## Supplied information
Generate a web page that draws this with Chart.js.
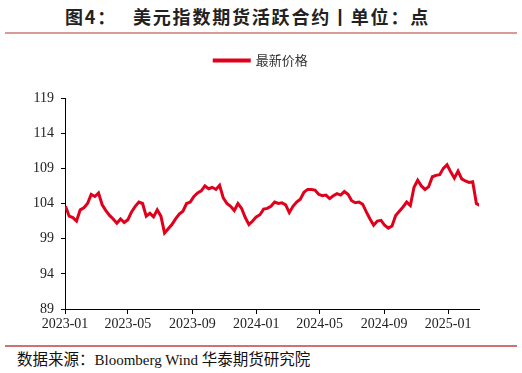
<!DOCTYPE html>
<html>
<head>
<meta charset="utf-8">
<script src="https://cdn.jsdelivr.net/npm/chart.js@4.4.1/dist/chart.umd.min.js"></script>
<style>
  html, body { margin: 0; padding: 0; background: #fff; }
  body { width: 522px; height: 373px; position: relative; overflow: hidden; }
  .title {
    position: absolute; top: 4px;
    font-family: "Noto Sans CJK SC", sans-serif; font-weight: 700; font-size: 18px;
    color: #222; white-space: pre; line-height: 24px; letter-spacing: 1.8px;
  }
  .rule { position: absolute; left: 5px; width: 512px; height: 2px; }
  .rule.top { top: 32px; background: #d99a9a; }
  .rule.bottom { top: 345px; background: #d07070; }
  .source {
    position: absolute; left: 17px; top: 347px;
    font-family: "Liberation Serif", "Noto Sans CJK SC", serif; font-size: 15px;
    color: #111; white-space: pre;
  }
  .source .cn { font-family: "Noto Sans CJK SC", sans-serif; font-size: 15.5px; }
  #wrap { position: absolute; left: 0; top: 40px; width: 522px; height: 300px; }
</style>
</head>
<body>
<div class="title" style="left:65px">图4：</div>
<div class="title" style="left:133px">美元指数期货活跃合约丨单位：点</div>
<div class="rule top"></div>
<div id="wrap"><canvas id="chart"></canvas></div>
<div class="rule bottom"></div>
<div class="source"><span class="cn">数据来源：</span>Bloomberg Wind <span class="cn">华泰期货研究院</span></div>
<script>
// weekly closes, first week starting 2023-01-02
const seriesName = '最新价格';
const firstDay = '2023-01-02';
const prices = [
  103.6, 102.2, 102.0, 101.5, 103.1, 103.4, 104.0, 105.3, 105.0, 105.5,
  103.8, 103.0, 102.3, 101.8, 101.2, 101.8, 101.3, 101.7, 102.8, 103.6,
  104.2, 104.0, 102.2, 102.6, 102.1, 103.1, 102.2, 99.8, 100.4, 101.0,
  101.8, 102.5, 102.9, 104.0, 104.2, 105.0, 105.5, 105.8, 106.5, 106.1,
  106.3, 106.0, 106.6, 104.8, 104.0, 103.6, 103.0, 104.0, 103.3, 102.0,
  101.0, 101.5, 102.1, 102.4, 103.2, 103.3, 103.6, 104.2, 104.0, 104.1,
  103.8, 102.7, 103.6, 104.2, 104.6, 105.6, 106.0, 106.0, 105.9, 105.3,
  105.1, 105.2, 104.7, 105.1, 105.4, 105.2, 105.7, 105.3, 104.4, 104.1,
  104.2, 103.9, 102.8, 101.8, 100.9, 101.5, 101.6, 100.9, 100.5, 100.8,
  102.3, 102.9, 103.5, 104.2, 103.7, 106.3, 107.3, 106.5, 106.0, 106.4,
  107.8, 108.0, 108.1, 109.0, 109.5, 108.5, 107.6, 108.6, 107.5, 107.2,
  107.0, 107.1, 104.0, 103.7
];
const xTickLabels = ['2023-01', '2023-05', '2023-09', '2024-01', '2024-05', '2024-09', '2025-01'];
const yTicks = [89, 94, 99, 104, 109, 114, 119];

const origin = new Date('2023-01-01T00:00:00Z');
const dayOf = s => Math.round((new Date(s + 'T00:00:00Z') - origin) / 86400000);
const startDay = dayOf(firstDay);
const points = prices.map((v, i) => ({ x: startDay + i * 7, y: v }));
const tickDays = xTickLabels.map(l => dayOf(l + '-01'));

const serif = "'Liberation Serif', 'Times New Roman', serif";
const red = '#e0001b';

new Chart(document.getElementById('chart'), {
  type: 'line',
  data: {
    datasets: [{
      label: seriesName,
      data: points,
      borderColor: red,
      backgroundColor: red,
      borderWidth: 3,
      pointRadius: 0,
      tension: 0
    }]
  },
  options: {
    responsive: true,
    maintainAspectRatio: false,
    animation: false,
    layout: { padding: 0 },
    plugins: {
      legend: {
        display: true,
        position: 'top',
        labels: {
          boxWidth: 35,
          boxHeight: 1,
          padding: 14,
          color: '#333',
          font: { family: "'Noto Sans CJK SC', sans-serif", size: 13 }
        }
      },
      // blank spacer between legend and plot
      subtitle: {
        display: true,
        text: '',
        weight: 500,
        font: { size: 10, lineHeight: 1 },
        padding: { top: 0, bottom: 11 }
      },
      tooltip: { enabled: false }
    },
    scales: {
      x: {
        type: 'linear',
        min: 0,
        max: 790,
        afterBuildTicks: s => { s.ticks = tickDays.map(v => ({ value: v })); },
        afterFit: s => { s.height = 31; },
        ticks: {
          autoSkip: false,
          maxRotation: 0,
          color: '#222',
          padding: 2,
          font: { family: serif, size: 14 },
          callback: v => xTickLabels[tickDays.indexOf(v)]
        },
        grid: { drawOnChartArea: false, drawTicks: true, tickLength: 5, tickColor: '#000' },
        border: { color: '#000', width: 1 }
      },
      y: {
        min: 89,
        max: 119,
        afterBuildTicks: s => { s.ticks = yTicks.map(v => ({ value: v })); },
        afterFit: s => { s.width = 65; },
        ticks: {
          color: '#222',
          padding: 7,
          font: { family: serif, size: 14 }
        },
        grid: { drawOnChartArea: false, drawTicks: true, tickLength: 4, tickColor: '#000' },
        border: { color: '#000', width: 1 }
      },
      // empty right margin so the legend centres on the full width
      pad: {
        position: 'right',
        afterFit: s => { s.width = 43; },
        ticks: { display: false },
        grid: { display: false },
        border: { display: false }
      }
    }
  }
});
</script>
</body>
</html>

## The task
Quote the listing above in full, except for the pictures.

## Response
Generate a web page that draws this with Chart.js.
<!DOCTYPE html>
<html>
<head>
<meta charset="utf-8">
<script src="https://cdn.jsdelivr.net/npm/chart.js@4.4.1/dist/chart.umd.min.js"></script>
<style>
  html, body { margin: 0; padding: 0; background: #fff; }
  body { width: 522px; height: 373px; position: relative; overflow: hidden; }
  .title {
    position: absolute; top: 4px;
    font-family: "Noto Sans CJK SC", sans-serif; font-weight: 700; font-size: 18px;
    color: #222; white-space: pre; line-height: 24px; letter-spacing: 1.8px;
  }
  .rule { position: absolute; left: 5px; width: 512px; height: 2px; }
  .rule.top { top: 32px; background: #d99a9a; }
  .rule.bottom { top: 345px; background: #d07070; }
  .source {
    position: absolute; left: 17px; top: 347px;
    font-family: "Liberation Serif", "Noto Sans CJK SC", serif; font-size: 15px;
    color: #111; white-space: pre;
  }
  .source .cn { font-family: "Noto Sans CJK SC", sans-serif; font-size: 15.5px; }
  #wrap { position: absolute; left: 0; top: 40px; width: 522px; height: 300px; }
</style>
</head>
<body>
<div class="title" style="left:65px">图4：</div>
<div class="title" style="left:133px">美元指数期货活跃合约丨单位：点</div>
<div class="rule top"></div>
<div id="wrap"><canvas id="chart"></canvas></div>
<div class="rule bottom"></div>
<div class="source"><span class="cn">数据来源：</span>Bloomberg Wind <span class="cn">华泰期货研究院</span></div>
<script>
// weekly closes, first week starting 2023-01-02
const seriesName = '最新价格';
const firstDay = '2023-01-02';
const prices = [
  103.6, 102.2, 102.0, 101.5, 103.1, 103.4, 104.0, 105.3, 105.0, 105.5,
  103.8, 103.0, 102.3, 101.8, 101.2, 101.8, 101.3, 101.7, 102.8, 103.6,
  104.2, 104.0, 102.2, 102.6, 102.1, 103.1, 102.2, 99.8, 100.4, 101.0,
  101.8, 102.5, 102.9, 104.0, 104.2, 105.0, 105.5, 105.8, 106.5, 106.1,
  106.3, 106.0, 106.6, 104.8, 104.0, 103.6, 103.0, 104.0, 103.3, 102.0,
  101.0, 101.5, 102.1, 102.4, 103.2, 103.3, 103.6, 104.2, 104.0, 104.1,
  103.8, 102.7, 103.6, 104.2, 104.6, 105.6, 106.0, 106.0, 105.9, 105.3,
  105.1, 105.2, 104.7, 105.1, 105.4, 105.2, 105.7, 105.3, 104.4, 104.1,
  104.2, 103.9, 102.8, 101.8, 100.9, 101.5, 101.6, 100.9, 100.5, 100.8,
  102.3, 102.9, 103.5, 104.2, 103.7, 106.3, 107.3, 106.5, 106.0, 106.4,
  107.8, 108.0, 108.1, 109.0, 109.5, 108.5, 107.6, 108.6, 107.5, 107.2,
  107.0, 107.1, 104.0, 103.7
];
const xTickLabels = ['2023-01', '2023-05', '2023-09', '2024-01', '2024-05', '2024-09', '2025-01'];
const yTicks = [89, 94, 99, 104, 109, 114, 119];

const origin = new Date('2023-01-01T00:00:00Z');
const dayOf = s => Math.round((new Date(s + 'T00:00:00Z') - origin) / 86400000);
const startDay = dayOf(firstDay);
const points = prices.map((v, i) => ({ x: startDay + i * 7, y: v }));
const tickDays = xTickLabels.map(l => dayOf(l + '-01'));

const serif = "'Liberation Serif', 'Times New Roman', serif";
const red = '#e0001b';

new Chart(document.getElementById('chart'), {
  type: 'line',
  data: {
    datasets: [{
      label: seriesName,
      data: points,
      borderColor: red,
      backgroundColor: red,
      borderWidth: 3,
      pointRadius: 0,
      tension: 0
    }]
  },
  options: {
    responsive: true,
    maintainAspectRatio: false,
    animation: false,
    layout: { padding: 0 },
    plugins: {
      legend: {
        display: true,
        position: 'top',
        labels: {
          boxWidth: 35,
          boxHeight: 1,
          padding: 14,
          color: '#333',
          font: { family: "'Noto Sans CJK SC', sans-serif", size: 13 }
        }
      },
      // blank spacer between legend and plot
      subtitle: {
        display: true,
        text: '',
        weight: 500,
        font: { size: 10, lineHeight: 1 },
        padding: { top: 0, bottom: 11 }
      },
      tooltip: { enabled: false }
    },
    scales: {
      x: {
        type: 'linear',
        min: 0,
        max: 790,
        afterBuildTicks: s => { s.ticks = tickDays.map(v => ({ value: v })); },
        afterFit: s => { s.height = 31; },
        ticks: {
          autoSkip: false,
          maxRotation: 0,
          color: '#222',
          padding: 2,
          font: { family: serif, size: 14 },
          callback: v => xTickLabels[tickDays.indexOf(v)]
        },
        grid: { drawOnChartArea: false, drawTicks: true, tickLength: 5, tickColor: '#000' },
        border: { color: '#000', width: 1 }
      },
      y: {
        min: 89,
        max: 119,
        afterBuildTicks: s => { s.ticks = yTicks.map(v => ({ value: v })); },
        afterFit: s => { s.width = 65; },
        ticks: {
          color: '#222',
          padding: 7,
          font: { family: serif, size: 14 }
        },
        grid: { drawOnChartArea: false, drawTicks: true, tickLength: 4, tickColor: '#000' },
        border: { color: '#000', width: 1 }
      },
      // empty right margin so the legend centres on the full width
      pad: {
        position: 'right',
        afterFit: s => { s.width = 43; },
        ticks: { display: false },
        grid: { display: false },
        border: { display: false }
      }
    }
  }
});
</script>
</body>
</html>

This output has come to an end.